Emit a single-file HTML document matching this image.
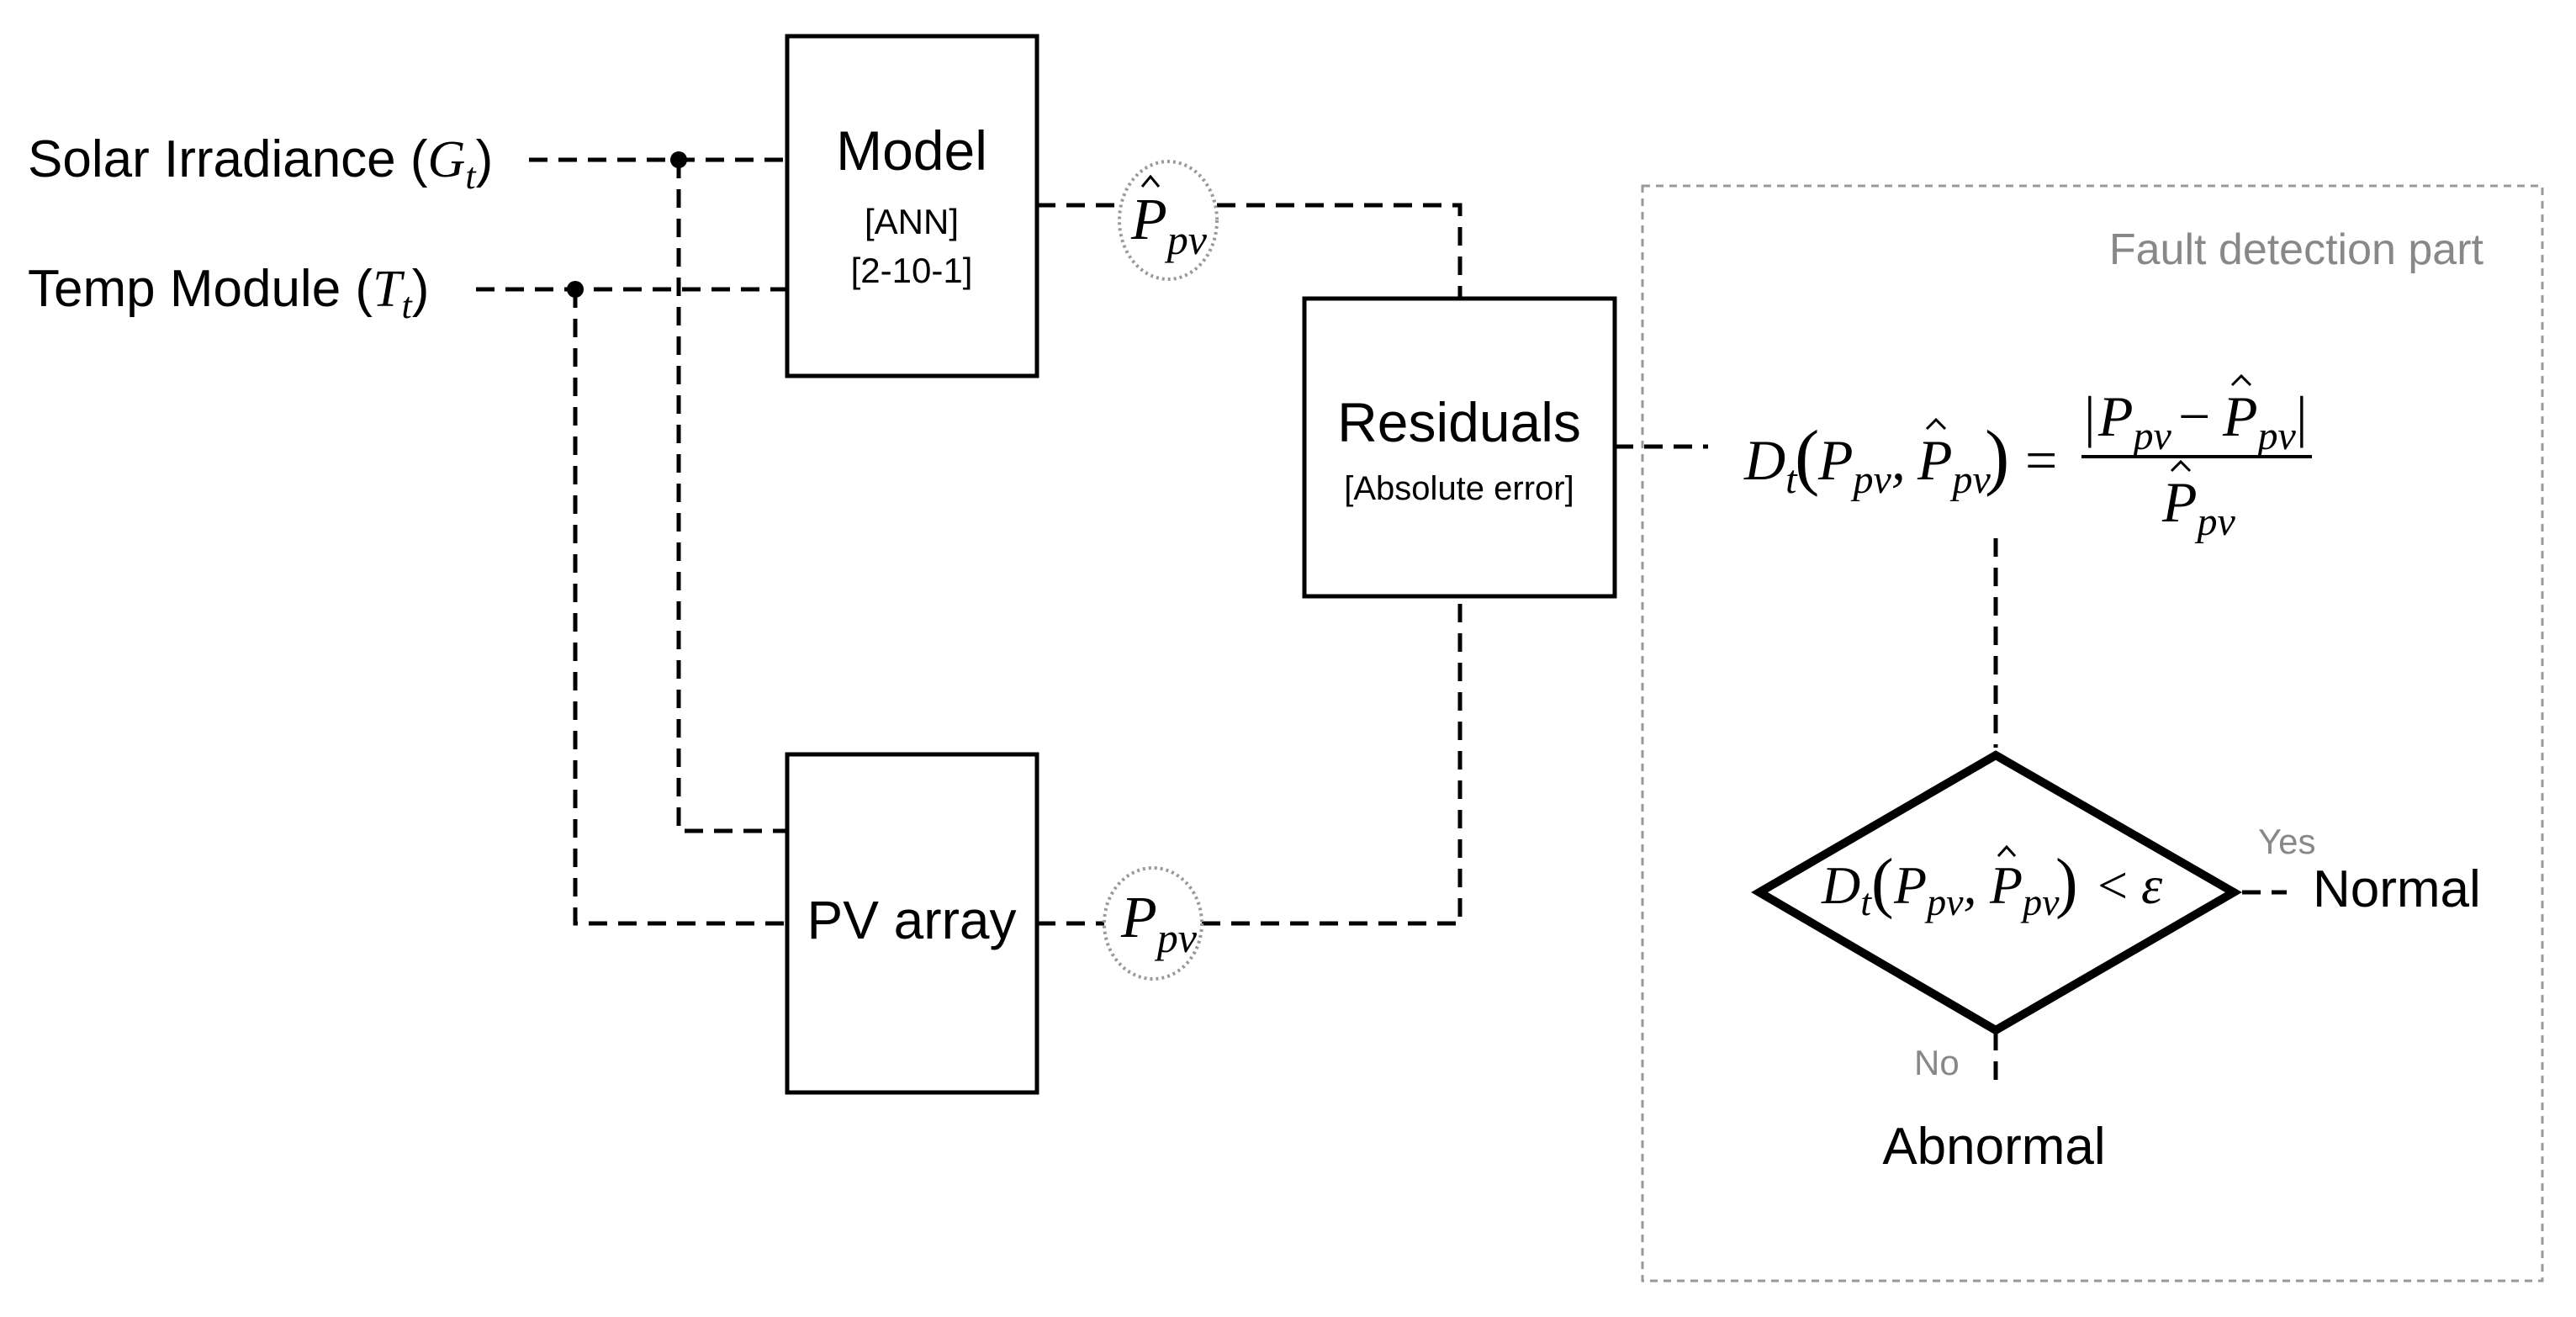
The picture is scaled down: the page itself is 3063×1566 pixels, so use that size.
<!DOCTYPE html>
<html><head><meta charset="utf-8"><style>
html,body{margin:0;padding:0;background:#fff}
svg{display:block}
.s{font-family:"Liberation Sans Narrow","Liberation Sans",sans-serif}
.m{font-family:"Liberation Serif",serif;font-style:italic}
.n{font-family:"Liberation Serif",serif;font-style:normal}
</style></head><body>
<svg width="3063" height="1566" viewBox="0 0 3063 1566" xmlns="http://www.w3.org/2000/svg">
<rect width="3063" height="1566" fill="#fff"/>
<rect x="1953" y="221" width="1070" height="1302" fill="none" stroke="#999" stroke-width="3" stroke-dasharray="9,7"/>
<text x="2953" y="314" text-anchor="end" class="s" font-size="52" fill="#888">Fault detection part</text>

<g stroke="#000" stroke-width="5" fill="none" stroke-dasharray="22,13">
<path d="M629 190 H936"/>
<path d="M566 344 H936"/>
<path d="M807 190 V988 H936"/>
<path d="M684 344 V1098 H936"/>
<path d="M1233 244 H1331 M1447 244 H1736 V355"/>
<path d="M1233 1098 H1313 M1429 1098 H1736 V709"/>
<path d="M1920 531 H2031"/>
<path d="M2373 640 V889"/>
<path d="M2666 1061 H2719"/>
<path d="M2373 1227 V1292"/>
</g>
<circle cx="807" cy="190" r="10" fill="#000"/>
<circle cx="684" cy="344" r="10" fill="#000"/>

<g fill="#fff" stroke="#000" stroke-width="5">
<rect x="936" y="43" width="297" height="404"/>
<rect x="936" y="897" width="297" height="402"/>
<rect x="1551" y="355" width="369" height="354"/>
</g>
<ellipse cx="1389" cy="262" rx="58" ry="70" fill="#fff" stroke="#999" stroke-width="4" stroke-dasharray="3,4"/>
<ellipse cx="1371" cy="1098" rx="58" ry="66" fill="#fff" stroke="#999" stroke-width="4" stroke-dasharray="3,4"/>
<polygon points="2373,898 2656,1061 2373,1225 2092,1061" fill="#fff" stroke="#000" stroke-width="10" stroke-linejoin="miter"/>

<text x="33" y="210" class="s" font-size="62">Solar Irradiance (<tspan class="m">G</tspan><tspan class="m" font-size="44" dy="14">t</tspan><tspan dy="-14">)</tspan></text>
<text x="33" y="364" class="s" font-size="62">Temp Module (<tspan class="m">T</tspan><tspan class="m" font-size="44" dy="14">t</tspan><tspan dy="-14">)</tspan></text>
<text x="1084" y="202" text-anchor="middle" class="s" font-size="66">Model</text>
<text x="1084" y="278" text-anchor="middle" class="s" font-size="42">[ANN]</text>
<text x="1084" y="336" text-anchor="middle" class="s" font-size="42">[2-10-1]</text>
<text x="1084" y="1116" text-anchor="middle" class="s" font-size="64">PV array</text>
<text x="1735" y="525" text-anchor="middle" class="s" font-size="66">Residuals</text>
<text x="1735" y="594" text-anchor="middle" class="s" font-size="40">[Absolute error]</text>

<text x="1345" y="284" class="m" font-size="70">P<tspan font-size="50" dy="18">pv</tspan></text>
<path d="M1358 222 L1368 210 L1378 222" fill="none" stroke="#000" stroke-width="3"/>
<text x="1333" y="1114" class="m" font-size="70">P<tspan font-size="50" dy="18">pv</tspan></text>

<!-- main formula -->
<text x="2074" y="570" class="m" font-size="68">D<tspan font-size="48" dy="16">t</tspan></text>
<text x="2134" y="572" class="n" font-size="88">(</text>
<text x="2162" y="570" class="m" font-size="68">P<tspan font-size="48" dy="16">pv</tspan><tspan dy="-16">,</tspan></text>
<text x="2280" y="570" class="m" font-size="68">P<tspan font-size="48" dy="16">pv</tspan></text>
<path d="M2291 510 L2302 499 L2313 510" fill="none" stroke="#000" stroke-width="3"/>
<text x="2360" y="572" class="n" font-size="88">)</text>
<text x="2408" y="570" class="n" font-size="68">=</text>

<text x="2478" y="518" class="n" font-size="68">|</text>
<text x="2495" y="518" class="m" font-size="68">P<tspan font-size="48" dy="16">pv</tspan></text>
<text x="2590" y="518" class="n" font-size="68">−</text>
<text x="2643" y="518" class="m" font-size="68">P<tspan font-size="48" dy="16">pv</tspan></text>
<path d="M2654 458 L2665 447 L2676 458" fill="none" stroke="#000" stroke-width="3"/>
<text x="2730" y="518" class="n" font-size="68">|</text>
<line x1="2475" y1="543" x2="2749" y2="543" stroke="#000" stroke-width="4"/>
<text x="2571" y="620" class="m" font-size="68">P<tspan font-size="48" dy="16">pv</tspan></text>
<path d="M2582 560 L2593 549 L2604 560" fill="none" stroke="#000" stroke-width="3"/>

<!-- diamond formula -->
<text x="2166" y="1074" class="m" font-size="64">D<tspan font-size="46" dy="14">t</tspan></text>
<text x="2225" y="1076" class="n" font-size="80">(</text>
<text x="2252" y="1074" class="m" font-size="64">P<tspan font-size="46" dy="14">pv</tspan><tspan dy="-14">,</tspan></text>
<text x="2366" y="1074" class="m" font-size="64">P<tspan font-size="46" dy="14">pv</tspan></text>
<path d="M2376 1018 L2386 1007 L2396 1018" fill="none" stroke="#000" stroke-width="3"/>
<text x="2444" y="1076" class="n" font-size="80">)</text>
<text x="2494" y="1074" class="n" font-size="64">&lt;</text>
<text x="2546" y="1074" class="m" font-size="64">ε</text>

<text x="2685" y="1015" class="s" font-size="42" fill="#888">Yes</text>
<text x="2750" y="1078" class="s" font-size="62">Normal</text>
<text x="2276" y="1278" class="s" font-size="42" fill="#888">No</text>
<text x="2371" y="1384" text-anchor="middle" class="s" font-size="62">Abnormal</text>
</svg>
</body></html>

+--

Task description: Each line of the data should be quoted exactly, with pictures left out.

Exercise answer:
Emit a single-file HTML document matching this image.
The picture is scaled down: the page itself is 3063×1566 pixels, so use that size.
<!DOCTYPE html>
<html><head><meta charset="utf-8"><style>
html,body{margin:0;padding:0;background:#fff}
svg{display:block}
.s{font-family:"Liberation Sans Narrow","Liberation Sans",sans-serif}
.m{font-family:"Liberation Serif",serif;font-style:italic}
.n{font-family:"Liberation Serif",serif;font-style:normal}
</style></head><body>
<svg width="3063" height="1566" viewBox="0 0 3063 1566" xmlns="http://www.w3.org/2000/svg">
<rect width="3063" height="1566" fill="#fff"/>
<rect x="1953" y="221" width="1070" height="1302" fill="none" stroke="#999" stroke-width="3" stroke-dasharray="9,7"/>
<text x="2953" y="314" text-anchor="end" class="s" font-size="52" fill="#888">Fault detection part</text>

<g stroke="#000" stroke-width="5" fill="none" stroke-dasharray="22,13">
<path d="M629 190 H936"/>
<path d="M566 344 H936"/>
<path d="M807 190 V988 H936"/>
<path d="M684 344 V1098 H936"/>
<path d="M1233 244 H1331 M1447 244 H1736 V355"/>
<path d="M1233 1098 H1313 M1429 1098 H1736 V709"/>
<path d="M1920 531 H2031"/>
<path d="M2373 640 V889"/>
<path d="M2666 1061 H2719"/>
<path d="M2373 1227 V1292"/>
</g>
<circle cx="807" cy="190" r="10" fill="#000"/>
<circle cx="684" cy="344" r="10" fill="#000"/>

<g fill="#fff" stroke="#000" stroke-width="5">
<rect x="936" y="43" width="297" height="404"/>
<rect x="936" y="897" width="297" height="402"/>
<rect x="1551" y="355" width="369" height="354"/>
</g>
<ellipse cx="1389" cy="262" rx="58" ry="70" fill="#fff" stroke="#999" stroke-width="4" stroke-dasharray="3,4"/>
<ellipse cx="1371" cy="1098" rx="58" ry="66" fill="#fff" stroke="#999" stroke-width="4" stroke-dasharray="3,4"/>
<polygon points="2373,898 2656,1061 2373,1225 2092,1061" fill="#fff" stroke="#000" stroke-width="10" stroke-linejoin="miter"/>

<text x="33" y="210" class="s" font-size="62">Solar Irradiance (<tspan class="m">G</tspan><tspan class="m" font-size="44" dy="14">t</tspan><tspan dy="-14">)</tspan></text>
<text x="33" y="364" class="s" font-size="62">Temp Module (<tspan class="m">T</tspan><tspan class="m" font-size="44" dy="14">t</tspan><tspan dy="-14">)</tspan></text>
<text x="1084" y="202" text-anchor="middle" class="s" font-size="66">Model</text>
<text x="1084" y="278" text-anchor="middle" class="s" font-size="42">[ANN]</text>
<text x="1084" y="336" text-anchor="middle" class="s" font-size="42">[2-10-1]</text>
<text x="1084" y="1116" text-anchor="middle" class="s" font-size="64">PV array</text>
<text x="1735" y="525" text-anchor="middle" class="s" font-size="66">Residuals</text>
<text x="1735" y="594" text-anchor="middle" class="s" font-size="40">[Absolute error]</text>

<text x="1345" y="284" class="m" font-size="70">P<tspan font-size="50" dy="18">pv</tspan></text>
<path d="M1358 222 L1368 210 L1378 222" fill="none" stroke="#000" stroke-width="3"/>
<text x="1333" y="1114" class="m" font-size="70">P<tspan font-size="50" dy="18">pv</tspan></text>

<!-- main formula -->
<text x="2074" y="570" class="m" font-size="68">D<tspan font-size="48" dy="16">t</tspan></text>
<text x="2134" y="572" class="n" font-size="88">(</text>
<text x="2162" y="570" class="m" font-size="68">P<tspan font-size="48" dy="16">pv</tspan><tspan dy="-16">,</tspan></text>
<text x="2280" y="570" class="m" font-size="68">P<tspan font-size="48" dy="16">pv</tspan></text>
<path d="M2291 510 L2302 499 L2313 510" fill="none" stroke="#000" stroke-width="3"/>
<text x="2360" y="572" class="n" font-size="88">)</text>
<text x="2408" y="570" class="n" font-size="68">=</text>

<text x="2478" y="518" class="n" font-size="68">|</text>
<text x="2495" y="518" class="m" font-size="68">P<tspan font-size="48" dy="16">pv</tspan></text>
<text x="2590" y="518" class="n" font-size="68">−</text>
<text x="2643" y="518" class="m" font-size="68">P<tspan font-size="48" dy="16">pv</tspan></text>
<path d="M2654 458 L2665 447 L2676 458" fill="none" stroke="#000" stroke-width="3"/>
<text x="2730" y="518" class="n" font-size="68">|</text>
<line x1="2475" y1="543" x2="2749" y2="543" stroke="#000" stroke-width="4"/>
<text x="2571" y="620" class="m" font-size="68">P<tspan font-size="48" dy="16">pv</tspan></text>
<path d="M2582 560 L2593 549 L2604 560" fill="none" stroke="#000" stroke-width="3"/>

<!-- diamond formula -->
<text x="2166" y="1074" class="m" font-size="64">D<tspan font-size="46" dy="14">t</tspan></text>
<text x="2225" y="1076" class="n" font-size="80">(</text>
<text x="2252" y="1074" class="m" font-size="64">P<tspan font-size="46" dy="14">pv</tspan><tspan dy="-14">,</tspan></text>
<text x="2366" y="1074" class="m" font-size="64">P<tspan font-size="46" dy="14">pv</tspan></text>
<path d="M2376 1018 L2386 1007 L2396 1018" fill="none" stroke="#000" stroke-width="3"/>
<text x="2444" y="1076" class="n" font-size="80">)</text>
<text x="2494" y="1074" class="n" font-size="64">&lt;</text>
<text x="2546" y="1074" class="m" font-size="64">ε</text>

<text x="2685" y="1015" class="s" font-size="42" fill="#888">Yes</text>
<text x="2750" y="1078" class="s" font-size="62">Normal</text>
<text x="2276" y="1278" class="s" font-size="42" fill="#888">No</text>
<text x="2371" y="1384" text-anchor="middle" class="s" font-size="62">Abnormal</text>
</svg>
</body></html>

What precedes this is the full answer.